## BEGIN Source material

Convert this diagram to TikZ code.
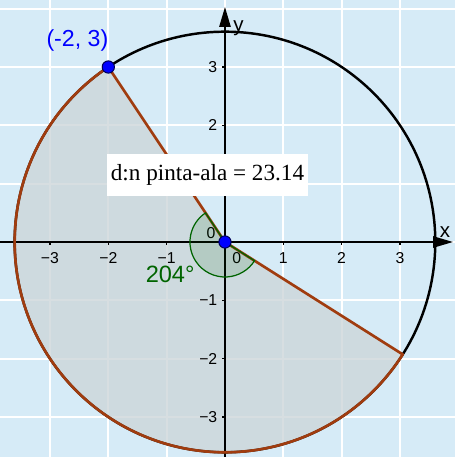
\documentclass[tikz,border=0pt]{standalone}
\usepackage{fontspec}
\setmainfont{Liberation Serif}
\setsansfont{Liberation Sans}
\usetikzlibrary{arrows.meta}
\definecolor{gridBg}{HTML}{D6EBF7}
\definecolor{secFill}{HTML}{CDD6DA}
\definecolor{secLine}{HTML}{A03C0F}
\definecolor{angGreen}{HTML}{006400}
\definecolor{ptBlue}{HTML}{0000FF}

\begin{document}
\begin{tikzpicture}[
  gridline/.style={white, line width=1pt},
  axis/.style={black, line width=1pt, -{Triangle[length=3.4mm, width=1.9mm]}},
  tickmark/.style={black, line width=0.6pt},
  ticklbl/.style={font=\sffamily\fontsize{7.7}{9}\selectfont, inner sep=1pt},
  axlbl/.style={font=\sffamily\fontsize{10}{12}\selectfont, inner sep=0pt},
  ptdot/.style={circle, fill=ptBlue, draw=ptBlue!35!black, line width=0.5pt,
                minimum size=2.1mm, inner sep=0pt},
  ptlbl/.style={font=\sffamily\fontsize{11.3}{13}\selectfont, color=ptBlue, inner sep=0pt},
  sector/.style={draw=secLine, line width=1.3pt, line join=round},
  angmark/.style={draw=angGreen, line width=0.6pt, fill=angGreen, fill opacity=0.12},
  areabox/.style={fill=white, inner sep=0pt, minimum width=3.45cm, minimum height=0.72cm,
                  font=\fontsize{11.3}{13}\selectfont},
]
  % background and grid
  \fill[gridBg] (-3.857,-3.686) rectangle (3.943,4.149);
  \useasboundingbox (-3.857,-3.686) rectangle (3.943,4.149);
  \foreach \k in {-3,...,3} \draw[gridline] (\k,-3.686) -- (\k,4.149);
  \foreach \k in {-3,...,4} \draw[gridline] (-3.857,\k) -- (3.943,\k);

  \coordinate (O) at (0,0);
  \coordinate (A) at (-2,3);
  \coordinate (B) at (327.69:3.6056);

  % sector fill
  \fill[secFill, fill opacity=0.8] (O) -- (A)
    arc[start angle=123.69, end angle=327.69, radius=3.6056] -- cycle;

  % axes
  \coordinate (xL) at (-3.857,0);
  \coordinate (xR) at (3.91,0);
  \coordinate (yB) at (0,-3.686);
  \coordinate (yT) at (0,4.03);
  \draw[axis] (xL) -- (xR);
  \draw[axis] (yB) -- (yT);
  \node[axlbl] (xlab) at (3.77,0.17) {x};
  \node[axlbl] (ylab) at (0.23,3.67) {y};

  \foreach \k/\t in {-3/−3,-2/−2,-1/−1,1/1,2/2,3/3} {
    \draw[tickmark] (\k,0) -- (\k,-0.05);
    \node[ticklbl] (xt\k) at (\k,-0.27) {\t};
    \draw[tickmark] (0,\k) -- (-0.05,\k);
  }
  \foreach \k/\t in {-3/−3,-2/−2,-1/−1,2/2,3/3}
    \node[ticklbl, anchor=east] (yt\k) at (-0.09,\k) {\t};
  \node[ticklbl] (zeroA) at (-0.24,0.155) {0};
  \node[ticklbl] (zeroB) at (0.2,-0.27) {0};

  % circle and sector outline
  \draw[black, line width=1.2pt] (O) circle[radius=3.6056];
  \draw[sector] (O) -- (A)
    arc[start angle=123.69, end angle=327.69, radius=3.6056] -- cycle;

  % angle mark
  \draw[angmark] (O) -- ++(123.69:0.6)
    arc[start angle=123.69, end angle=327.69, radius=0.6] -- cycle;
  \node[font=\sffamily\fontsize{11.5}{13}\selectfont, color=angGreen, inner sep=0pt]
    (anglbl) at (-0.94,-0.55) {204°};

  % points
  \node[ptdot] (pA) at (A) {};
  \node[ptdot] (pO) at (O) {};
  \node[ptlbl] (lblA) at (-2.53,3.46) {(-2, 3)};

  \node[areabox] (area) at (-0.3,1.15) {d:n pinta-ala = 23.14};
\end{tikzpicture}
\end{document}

## END Source material

** Exercise prompt **
From the first line of the material down to the line containing "(B) at (327.69:3.6056);", inclusive, return each line exactly, skipping any picture.

** Result **
Convert this diagram to TikZ code.
\documentclass[tikz,border=0pt]{standalone}
\usepackage{fontspec}
\setmainfont{Liberation Serif}
\setsansfont{Liberation Sans}
\usetikzlibrary{arrows.meta}
\definecolor{gridBg}{HTML}{D6EBF7}
\definecolor{secFill}{HTML}{CDD6DA}
\definecolor{secLine}{HTML}{A03C0F}
\definecolor{angGreen}{HTML}{006400}
\definecolor{ptBlue}{HTML}{0000FF}

\begin{document}
\begin{tikzpicture}[
  gridline/.style={white, line width=1pt},
  axis/.style={black, line width=1pt, -{Triangle[length=3.4mm, width=1.9mm]}},
  tickmark/.style={black, line width=0.6pt},
  ticklbl/.style={font=\sffamily\fontsize{7.7}{9}\selectfont, inner sep=1pt},
  axlbl/.style={font=\sffamily\fontsize{10}{12}\selectfont, inner sep=0pt},
  ptdot/.style={circle, fill=ptBlue, draw=ptBlue!35!black, line width=0.5pt,
                minimum size=2.1mm, inner sep=0pt},
  ptlbl/.style={font=\sffamily\fontsize{11.3}{13}\selectfont, color=ptBlue, inner sep=0pt},
  sector/.style={draw=secLine, line width=1.3pt, line join=round},
  angmark/.style={draw=angGreen, line width=0.6pt, fill=angGreen, fill opacity=0.12},
  areabox/.style={fill=white, inner sep=0pt, minimum width=3.45cm, minimum height=0.72cm,
                  font=\fontsize{11.3}{13}\selectfont},
]
  % background and grid
  \fill[gridBg] (-3.857,-3.686) rectangle (3.943,4.149);
  \useasboundingbox (-3.857,-3.686) rectangle (3.943,4.149);
  \foreach \k in {-3,...,3} \draw[gridline] (\k,-3.686) -- (\k,4.149);
  \foreach \k in {-3,...,4} \draw[gridline] (-3.857,\k) -- (3.943,\k);

  \coordinate (O) at (0,0);
  \coordinate (A) at (-2,3);
  \coordinate (B) at (327.69:3.6056);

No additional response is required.